Wednesday, November 1, 2017

The Underlying Problem of Our Time (and of All Known History)



I have responded to a comment to an article on the American Thinker site. The comment referred to Nietszche and Hegel, recognized as modern philosophers, and the more ancient Plato, and the following is my response:

Philosophy has not advanced since its "beginnings" in Plato; Aristotle was known in Plato's Academy as a master of Rhetoric (compelling argumentation, or debating points), not Philosophy, and his later fame held back the development of physics (and mathematics) for 2,000 years. Darwin also won the day in his time only on the quantity and determination of his rhetoric, his endless, seemingly plausible debating points, not on his "science".

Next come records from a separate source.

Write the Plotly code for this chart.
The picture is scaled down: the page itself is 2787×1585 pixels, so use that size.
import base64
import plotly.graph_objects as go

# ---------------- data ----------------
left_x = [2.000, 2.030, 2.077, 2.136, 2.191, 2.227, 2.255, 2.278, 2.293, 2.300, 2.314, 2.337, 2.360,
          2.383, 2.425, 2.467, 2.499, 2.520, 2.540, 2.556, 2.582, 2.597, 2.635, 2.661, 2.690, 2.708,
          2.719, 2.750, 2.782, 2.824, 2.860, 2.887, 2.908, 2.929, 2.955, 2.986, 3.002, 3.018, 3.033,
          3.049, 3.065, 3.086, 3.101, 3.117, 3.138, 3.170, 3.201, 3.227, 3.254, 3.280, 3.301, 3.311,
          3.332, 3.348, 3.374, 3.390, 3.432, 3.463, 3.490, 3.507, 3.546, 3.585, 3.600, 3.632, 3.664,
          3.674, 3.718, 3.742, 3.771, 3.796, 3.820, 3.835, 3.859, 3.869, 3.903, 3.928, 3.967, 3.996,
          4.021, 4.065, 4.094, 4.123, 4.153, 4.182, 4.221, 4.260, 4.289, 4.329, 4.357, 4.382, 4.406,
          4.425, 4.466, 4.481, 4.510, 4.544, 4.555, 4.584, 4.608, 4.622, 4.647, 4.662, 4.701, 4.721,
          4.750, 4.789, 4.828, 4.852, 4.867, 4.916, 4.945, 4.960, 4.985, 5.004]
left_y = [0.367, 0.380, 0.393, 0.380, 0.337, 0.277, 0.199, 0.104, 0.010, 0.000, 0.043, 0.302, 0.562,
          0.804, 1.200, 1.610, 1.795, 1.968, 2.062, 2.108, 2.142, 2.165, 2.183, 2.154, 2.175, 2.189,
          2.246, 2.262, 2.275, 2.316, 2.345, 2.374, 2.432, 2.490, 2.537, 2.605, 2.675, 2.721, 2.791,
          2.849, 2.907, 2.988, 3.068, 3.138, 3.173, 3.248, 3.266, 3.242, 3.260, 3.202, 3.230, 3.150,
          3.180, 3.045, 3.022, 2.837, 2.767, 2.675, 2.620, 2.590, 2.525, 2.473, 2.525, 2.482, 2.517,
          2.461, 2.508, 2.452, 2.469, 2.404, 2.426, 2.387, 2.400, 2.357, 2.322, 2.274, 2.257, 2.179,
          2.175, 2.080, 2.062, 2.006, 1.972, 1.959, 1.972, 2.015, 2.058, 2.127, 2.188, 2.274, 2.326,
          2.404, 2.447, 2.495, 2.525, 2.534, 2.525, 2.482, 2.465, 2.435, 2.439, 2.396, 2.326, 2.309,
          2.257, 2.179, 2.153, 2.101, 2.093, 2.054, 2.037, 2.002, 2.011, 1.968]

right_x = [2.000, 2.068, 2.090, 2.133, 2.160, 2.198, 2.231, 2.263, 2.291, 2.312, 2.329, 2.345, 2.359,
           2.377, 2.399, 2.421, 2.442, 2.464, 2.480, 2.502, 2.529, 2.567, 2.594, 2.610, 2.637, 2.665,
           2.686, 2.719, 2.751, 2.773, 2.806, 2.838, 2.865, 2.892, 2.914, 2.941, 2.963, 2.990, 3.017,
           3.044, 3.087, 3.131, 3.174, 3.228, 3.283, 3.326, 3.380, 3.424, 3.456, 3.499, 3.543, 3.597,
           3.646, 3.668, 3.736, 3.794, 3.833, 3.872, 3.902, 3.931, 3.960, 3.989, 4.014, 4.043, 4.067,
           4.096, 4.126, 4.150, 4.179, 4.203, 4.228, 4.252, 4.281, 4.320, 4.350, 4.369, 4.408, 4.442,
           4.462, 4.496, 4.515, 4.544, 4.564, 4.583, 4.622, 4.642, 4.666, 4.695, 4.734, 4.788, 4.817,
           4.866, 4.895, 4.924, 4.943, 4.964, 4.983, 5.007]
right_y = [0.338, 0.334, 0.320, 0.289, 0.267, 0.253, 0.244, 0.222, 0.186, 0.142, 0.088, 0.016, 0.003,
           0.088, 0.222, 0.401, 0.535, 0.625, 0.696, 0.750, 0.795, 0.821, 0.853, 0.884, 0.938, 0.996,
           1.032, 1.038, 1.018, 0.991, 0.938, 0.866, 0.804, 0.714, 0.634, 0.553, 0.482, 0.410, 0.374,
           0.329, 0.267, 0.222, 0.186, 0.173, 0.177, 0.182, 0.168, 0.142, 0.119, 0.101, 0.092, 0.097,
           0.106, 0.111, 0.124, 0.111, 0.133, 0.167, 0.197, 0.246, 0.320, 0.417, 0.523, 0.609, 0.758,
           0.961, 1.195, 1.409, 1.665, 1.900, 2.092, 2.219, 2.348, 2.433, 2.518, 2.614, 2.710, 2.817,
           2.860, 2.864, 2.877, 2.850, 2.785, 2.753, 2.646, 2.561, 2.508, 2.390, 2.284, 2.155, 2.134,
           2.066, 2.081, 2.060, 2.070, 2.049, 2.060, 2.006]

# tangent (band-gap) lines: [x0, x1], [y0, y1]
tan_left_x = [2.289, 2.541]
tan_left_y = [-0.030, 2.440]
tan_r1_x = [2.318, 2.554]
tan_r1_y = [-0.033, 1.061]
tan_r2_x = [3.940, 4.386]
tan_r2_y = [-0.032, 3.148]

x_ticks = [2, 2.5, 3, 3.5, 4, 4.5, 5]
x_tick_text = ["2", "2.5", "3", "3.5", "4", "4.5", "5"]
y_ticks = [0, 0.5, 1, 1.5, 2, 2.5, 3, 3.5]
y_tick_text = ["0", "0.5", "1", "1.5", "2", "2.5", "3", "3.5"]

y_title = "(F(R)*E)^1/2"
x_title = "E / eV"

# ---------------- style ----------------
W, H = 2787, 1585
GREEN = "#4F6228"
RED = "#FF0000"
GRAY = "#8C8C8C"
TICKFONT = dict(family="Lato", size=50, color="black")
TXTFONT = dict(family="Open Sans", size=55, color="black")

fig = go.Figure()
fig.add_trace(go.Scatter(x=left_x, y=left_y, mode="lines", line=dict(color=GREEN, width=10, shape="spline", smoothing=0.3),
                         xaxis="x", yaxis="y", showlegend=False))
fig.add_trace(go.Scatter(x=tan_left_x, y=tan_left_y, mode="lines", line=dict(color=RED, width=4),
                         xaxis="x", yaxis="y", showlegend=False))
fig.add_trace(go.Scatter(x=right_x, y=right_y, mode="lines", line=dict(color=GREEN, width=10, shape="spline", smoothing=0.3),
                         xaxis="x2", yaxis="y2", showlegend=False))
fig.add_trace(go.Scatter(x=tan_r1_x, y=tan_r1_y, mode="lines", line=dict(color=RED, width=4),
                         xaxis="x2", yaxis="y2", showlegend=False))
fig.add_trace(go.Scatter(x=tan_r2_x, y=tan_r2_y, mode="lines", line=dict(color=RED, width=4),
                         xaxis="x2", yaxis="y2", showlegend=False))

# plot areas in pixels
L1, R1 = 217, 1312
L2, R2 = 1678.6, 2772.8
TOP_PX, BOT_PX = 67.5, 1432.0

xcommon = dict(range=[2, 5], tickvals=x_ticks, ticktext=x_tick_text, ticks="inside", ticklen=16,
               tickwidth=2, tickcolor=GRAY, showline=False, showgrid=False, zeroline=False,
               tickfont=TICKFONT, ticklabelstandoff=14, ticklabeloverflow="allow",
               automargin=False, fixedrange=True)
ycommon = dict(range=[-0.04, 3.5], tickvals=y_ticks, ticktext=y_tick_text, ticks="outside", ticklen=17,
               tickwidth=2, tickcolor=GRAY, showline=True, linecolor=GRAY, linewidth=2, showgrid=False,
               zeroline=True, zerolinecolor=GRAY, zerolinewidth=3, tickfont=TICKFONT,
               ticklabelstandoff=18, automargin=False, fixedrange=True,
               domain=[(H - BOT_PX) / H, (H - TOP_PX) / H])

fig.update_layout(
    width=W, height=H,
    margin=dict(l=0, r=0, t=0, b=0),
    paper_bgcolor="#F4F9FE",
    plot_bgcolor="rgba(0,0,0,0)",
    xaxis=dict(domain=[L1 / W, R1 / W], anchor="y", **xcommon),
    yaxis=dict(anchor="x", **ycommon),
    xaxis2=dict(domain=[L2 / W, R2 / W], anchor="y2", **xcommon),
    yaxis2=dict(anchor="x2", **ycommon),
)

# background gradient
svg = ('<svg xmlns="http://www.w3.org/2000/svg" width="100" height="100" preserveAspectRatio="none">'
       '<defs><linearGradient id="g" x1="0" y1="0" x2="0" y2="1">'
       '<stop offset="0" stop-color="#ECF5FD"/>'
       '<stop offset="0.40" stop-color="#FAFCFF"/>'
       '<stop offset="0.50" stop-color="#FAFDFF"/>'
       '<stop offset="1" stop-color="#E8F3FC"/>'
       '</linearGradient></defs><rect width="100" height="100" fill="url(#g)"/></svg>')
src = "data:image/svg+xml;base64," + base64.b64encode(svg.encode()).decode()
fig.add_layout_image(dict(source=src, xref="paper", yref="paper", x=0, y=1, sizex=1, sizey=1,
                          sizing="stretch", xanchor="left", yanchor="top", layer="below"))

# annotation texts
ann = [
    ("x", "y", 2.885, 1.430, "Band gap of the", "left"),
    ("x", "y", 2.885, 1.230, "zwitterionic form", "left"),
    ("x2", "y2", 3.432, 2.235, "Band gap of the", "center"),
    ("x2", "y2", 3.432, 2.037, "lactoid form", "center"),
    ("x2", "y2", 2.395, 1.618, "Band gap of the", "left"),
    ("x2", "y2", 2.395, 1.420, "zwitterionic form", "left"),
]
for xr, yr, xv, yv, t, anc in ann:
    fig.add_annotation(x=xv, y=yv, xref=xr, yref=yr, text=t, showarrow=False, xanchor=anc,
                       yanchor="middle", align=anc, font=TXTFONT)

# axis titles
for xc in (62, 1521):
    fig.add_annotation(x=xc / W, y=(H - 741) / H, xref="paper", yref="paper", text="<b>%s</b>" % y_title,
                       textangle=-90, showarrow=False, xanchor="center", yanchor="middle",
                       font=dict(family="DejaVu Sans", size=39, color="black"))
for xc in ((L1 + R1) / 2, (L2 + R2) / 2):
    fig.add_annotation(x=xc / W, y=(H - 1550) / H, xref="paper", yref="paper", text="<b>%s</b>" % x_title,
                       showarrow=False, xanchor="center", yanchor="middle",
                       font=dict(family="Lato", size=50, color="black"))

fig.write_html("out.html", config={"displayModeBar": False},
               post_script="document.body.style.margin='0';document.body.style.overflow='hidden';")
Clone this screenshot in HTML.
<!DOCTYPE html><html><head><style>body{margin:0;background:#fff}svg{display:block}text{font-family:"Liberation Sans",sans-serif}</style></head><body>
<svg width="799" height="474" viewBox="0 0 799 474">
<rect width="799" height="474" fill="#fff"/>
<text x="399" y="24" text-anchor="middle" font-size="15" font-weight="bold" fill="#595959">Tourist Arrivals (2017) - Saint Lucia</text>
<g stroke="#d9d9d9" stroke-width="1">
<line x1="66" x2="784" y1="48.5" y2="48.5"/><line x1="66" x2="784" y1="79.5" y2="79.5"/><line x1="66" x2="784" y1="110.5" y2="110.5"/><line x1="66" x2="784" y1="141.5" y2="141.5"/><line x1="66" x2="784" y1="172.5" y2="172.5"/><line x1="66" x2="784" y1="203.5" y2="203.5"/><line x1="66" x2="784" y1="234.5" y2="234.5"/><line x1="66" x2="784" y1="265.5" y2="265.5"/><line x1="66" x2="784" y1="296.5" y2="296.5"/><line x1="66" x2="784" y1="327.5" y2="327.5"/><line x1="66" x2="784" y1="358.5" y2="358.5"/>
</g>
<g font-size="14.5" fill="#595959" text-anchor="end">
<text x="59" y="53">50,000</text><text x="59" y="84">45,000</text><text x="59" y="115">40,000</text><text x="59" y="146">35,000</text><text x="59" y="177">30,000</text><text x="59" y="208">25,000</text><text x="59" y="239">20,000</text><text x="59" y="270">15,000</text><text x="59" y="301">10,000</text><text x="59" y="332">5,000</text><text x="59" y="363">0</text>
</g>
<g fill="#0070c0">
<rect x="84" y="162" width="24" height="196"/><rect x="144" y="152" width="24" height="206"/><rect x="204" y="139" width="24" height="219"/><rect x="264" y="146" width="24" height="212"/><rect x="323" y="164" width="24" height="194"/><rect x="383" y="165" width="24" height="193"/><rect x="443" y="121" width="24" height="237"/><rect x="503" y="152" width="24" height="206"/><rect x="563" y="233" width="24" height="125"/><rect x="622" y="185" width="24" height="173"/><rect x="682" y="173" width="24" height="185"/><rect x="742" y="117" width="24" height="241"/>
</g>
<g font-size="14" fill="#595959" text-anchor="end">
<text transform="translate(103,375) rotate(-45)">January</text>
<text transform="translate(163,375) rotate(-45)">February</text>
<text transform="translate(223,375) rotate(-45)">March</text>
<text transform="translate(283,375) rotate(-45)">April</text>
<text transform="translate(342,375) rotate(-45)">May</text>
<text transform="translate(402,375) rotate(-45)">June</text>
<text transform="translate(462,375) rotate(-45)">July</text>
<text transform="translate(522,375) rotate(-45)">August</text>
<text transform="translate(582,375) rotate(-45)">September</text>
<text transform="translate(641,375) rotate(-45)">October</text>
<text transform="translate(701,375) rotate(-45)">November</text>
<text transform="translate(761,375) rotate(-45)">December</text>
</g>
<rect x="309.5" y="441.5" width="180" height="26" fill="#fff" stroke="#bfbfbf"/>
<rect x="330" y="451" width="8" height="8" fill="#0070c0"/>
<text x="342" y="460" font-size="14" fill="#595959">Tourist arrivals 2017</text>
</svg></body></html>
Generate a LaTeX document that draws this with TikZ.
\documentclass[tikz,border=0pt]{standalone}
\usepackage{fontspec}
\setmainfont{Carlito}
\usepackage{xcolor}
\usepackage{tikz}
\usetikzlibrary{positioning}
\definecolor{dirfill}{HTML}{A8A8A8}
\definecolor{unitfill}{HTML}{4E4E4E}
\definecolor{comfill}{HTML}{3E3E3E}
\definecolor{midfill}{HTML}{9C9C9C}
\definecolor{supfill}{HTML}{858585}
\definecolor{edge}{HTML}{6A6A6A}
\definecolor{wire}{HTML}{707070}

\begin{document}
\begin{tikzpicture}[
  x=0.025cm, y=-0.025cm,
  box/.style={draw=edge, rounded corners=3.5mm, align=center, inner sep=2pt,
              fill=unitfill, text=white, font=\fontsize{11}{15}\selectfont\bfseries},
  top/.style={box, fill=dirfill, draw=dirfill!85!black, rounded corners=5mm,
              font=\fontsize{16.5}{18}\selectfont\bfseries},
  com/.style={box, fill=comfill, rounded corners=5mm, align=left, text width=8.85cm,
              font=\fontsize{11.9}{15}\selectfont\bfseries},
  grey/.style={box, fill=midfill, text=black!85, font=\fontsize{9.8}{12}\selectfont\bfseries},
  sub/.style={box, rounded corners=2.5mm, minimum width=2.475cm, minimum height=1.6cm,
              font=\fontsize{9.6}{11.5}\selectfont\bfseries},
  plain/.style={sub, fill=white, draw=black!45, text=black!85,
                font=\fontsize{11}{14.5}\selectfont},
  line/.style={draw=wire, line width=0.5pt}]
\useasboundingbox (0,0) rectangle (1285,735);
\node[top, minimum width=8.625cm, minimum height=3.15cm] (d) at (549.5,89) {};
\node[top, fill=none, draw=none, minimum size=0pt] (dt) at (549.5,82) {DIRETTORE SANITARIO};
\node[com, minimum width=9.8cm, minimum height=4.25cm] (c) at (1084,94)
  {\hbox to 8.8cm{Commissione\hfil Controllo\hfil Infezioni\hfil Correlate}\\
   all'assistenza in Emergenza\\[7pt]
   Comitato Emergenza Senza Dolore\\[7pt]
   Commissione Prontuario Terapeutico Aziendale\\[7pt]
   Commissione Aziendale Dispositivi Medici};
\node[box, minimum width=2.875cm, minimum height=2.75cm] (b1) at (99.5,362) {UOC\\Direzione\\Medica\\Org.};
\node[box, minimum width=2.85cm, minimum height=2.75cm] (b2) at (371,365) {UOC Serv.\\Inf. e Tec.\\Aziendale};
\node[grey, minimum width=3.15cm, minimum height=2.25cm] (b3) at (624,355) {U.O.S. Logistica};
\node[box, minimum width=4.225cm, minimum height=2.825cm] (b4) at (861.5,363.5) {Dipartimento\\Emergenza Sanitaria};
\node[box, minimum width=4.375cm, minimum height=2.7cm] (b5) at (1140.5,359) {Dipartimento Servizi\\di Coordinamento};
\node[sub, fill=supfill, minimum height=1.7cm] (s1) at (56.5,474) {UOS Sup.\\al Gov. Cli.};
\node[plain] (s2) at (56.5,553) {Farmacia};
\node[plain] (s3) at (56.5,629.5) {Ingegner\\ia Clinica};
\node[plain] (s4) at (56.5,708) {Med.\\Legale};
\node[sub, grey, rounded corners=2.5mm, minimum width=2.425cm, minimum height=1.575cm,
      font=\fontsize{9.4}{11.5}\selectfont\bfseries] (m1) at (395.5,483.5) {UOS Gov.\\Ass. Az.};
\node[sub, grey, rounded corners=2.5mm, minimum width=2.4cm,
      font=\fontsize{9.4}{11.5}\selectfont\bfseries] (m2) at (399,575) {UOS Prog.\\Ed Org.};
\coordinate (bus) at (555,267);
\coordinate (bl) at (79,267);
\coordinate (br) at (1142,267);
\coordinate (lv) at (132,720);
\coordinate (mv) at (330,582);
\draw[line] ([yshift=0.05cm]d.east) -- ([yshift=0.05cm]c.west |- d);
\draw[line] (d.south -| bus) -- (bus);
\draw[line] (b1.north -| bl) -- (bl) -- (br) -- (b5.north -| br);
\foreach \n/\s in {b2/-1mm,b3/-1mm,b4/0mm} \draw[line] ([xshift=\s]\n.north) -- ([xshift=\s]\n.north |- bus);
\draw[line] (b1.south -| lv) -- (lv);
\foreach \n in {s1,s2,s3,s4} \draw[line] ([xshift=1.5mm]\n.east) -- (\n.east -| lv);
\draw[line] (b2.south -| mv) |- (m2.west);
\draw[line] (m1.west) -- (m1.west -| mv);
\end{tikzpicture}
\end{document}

All of the most famous, or popular, philosophers of recent memory -- or even of the last 2,000 years (and yes, that includes all the religious philosophers, of all of the world's religions) have done little to help mankind know itself.

As I summarizd in my book, "The End of the Mystery":

"Behold the new paradigm: Materialistic reductionism, randomness, and mindless evolution are dead, both as logically prior (“a priori”) assumptions and as historical explanations of our world. As Darwin was wrong in biology, Hegel was wrong in philosophy, and Marx was wrong in economics, politics and sociology**; all of the people, famous or otherwise, who have since been inspired by any of them (even to the point of World War) have been fundamentally misled, and in their turn misleading. “Evolutionary” archaeology and anthropology (which consider that mankind civilized itself, many times and in many places, among different peoples) are wrong.

**Just as Aristotle was wrong in “natural” science, the antecedent to physics, chemistry, etc.. They all believed that the material world is complete in itself, and that various observed divisions of the world are fully explained by their necessary interactions with one another. Thus Darwin set species against species, or species against the environment; Hegel set individuals against the state; and Marx set class against class, or workers against employers. They all overvalued their categories as being the only reality."

But the world, especially all of its academic authorities, a.k.a. "experts", will not abide any talk of that new paradigm. And that is THE underlying problem of this climactic, critical time, with all of its resurgent, divisive dogmas.